TPE in multi-component injection molding

Multi-component injection molding has become a key technology in the production of functional and design-oriented plastic components. Thermoplastic elastomers (TPE) in particular open up a wide range of possibilities here—from sealing functions to ergonomic surfaces. But what makes this material class so special in two-component injection molding?

Thermoplastic elastomers combine the properties of traditional elastomers with the processability of thermoplastics. They can be melted, molded, and recycled — a clear advantage over cross-linked materials such as rubber or silicone. TPEs are classified according to ISO 18064. Within these groups, TPS (thermoplastic styrene block copolymers) are considered particularly versatile—both in terms of mechanical properties and adhesion. You can read more about the classification in our previous post. 
 

For a stable adhesive bond in multi-component injection molding, the precise interaction of several influencing factors is crucial. Material compatibility plays a central role here: The TPE used must be specifically matched to the respective hard component.
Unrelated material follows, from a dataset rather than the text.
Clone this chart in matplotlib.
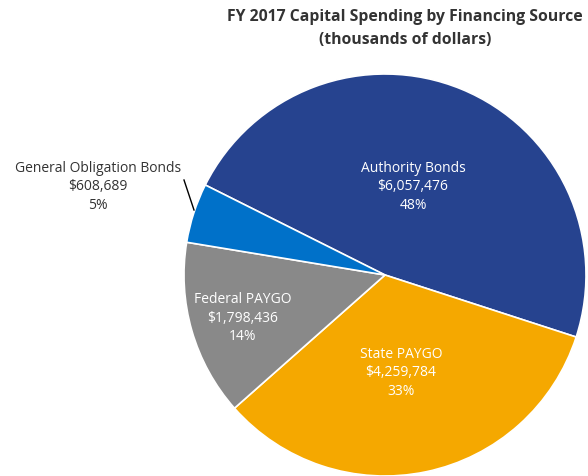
import matplotlib.pyplot as plt

# === Data
sources = ["Authority Bonds", "State PAYGO", "Federal PAYGO", "General Obligation Bonds"]
amounts = [6057476, 4259784, 1798436, 608689]
colors = ["#26438f", "#f5a800", "#898989", "#0071c9"]

total = sum(amounts)
labels = [f"{s}\n${a:,}\n{round(a / total * 100)}%" for s, a in zip(sources, amounts)]

plt.rcParams['font.family'] = ['Open Sans', 'DejaVu Sans']

# === Figure in pixel-like coords
fig = plt.figure(figsize=(5.88, 4.76), dpi=100)
ax = fig.add_axes([0, 0, 1, 1])
ax.set_xlim(0, 588)
ax.set_ylim(476, 0)
ax.axis('off')

wedges, _ = ax.pie(amounts, colors=colors, startangle=-153.4, counterclock=True,
                   center=(385, 275), radius=201,
                   wedgeprops=dict(edgecolor='white', linewidth=1.2))
ax.set_xlim(0, 588)
ax.set_ylim(476, 0)

# === Slice labels
label_pos = [(413, 187), (401, 373), (243, 318)]
for txt, (x, y) in zip(labels[:3], label_pos):
    ax.text(x, y, txt, ha='center', va='center', color='white',
            fontsize=10, linespacing=1.3)

ax.text(98, 187, labels[3], ha='center', va='center', color='#333333',
        fontsize=10, linespacing=1.3)
ax.plot([184, 194], [180, 210], color='black', lw=1)

# === Title
ax.text(405, 17, "FY 2017 Capital Spending by Financing Source", ha='center', va='center',
        fontsize=11.3, fontweight='bold', color='#333333')
ax.text(405, 40, "(thousands of dollars)", ha='center', va='center',
        fontsize=11.3, fontweight='bold', color='#333333')

fig.savefig("out.png", dpi=100)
To this end, specific material series are developed that are designed for defined substrates and have proven themselves in practice. Equally important is temperature control during processing. The surface of the rigid component should be sufficiently warm so that the polymer chains remain mobile and allow for good bonding. At the same time, the melt temperature of the TPE must be carefully adjusted - too high temperatures can lead to warping, while too low temperatures impair wetting and thus adhesion.

Another key factor is the surface quality of the component to be overmolded. This should be free of release agent residues and additive migration to ensure a reliable bond. Lightly textured surfaces can further support mechanical adhesion, while high-gloss surfaces—depending on the material system—may have a rather detrimental effect.

Finally, component design and mold layout also significantly influence adhesion performance. Aspects such as wall thicknesses and flow paths must be designed with the plastic in mind; the gate should be precisely positioned, and precise mold temperature control is necessary to ensure stable and reproducible process conditions.

The peel test according to DIN ISO 813-2 is used to determine the adhesive strength between a soft material, such as TPE, and a hard component. In this process, a composite test specimen is produced in which the TPE is applied to a substrate. During the test, the elastic material is peeled away from the rigid substrate under defined conditions. The force required for this is measured continuously. The result is expressed as peel force per width (e.g., N/mm) and provides insight into the quality of the adhesion.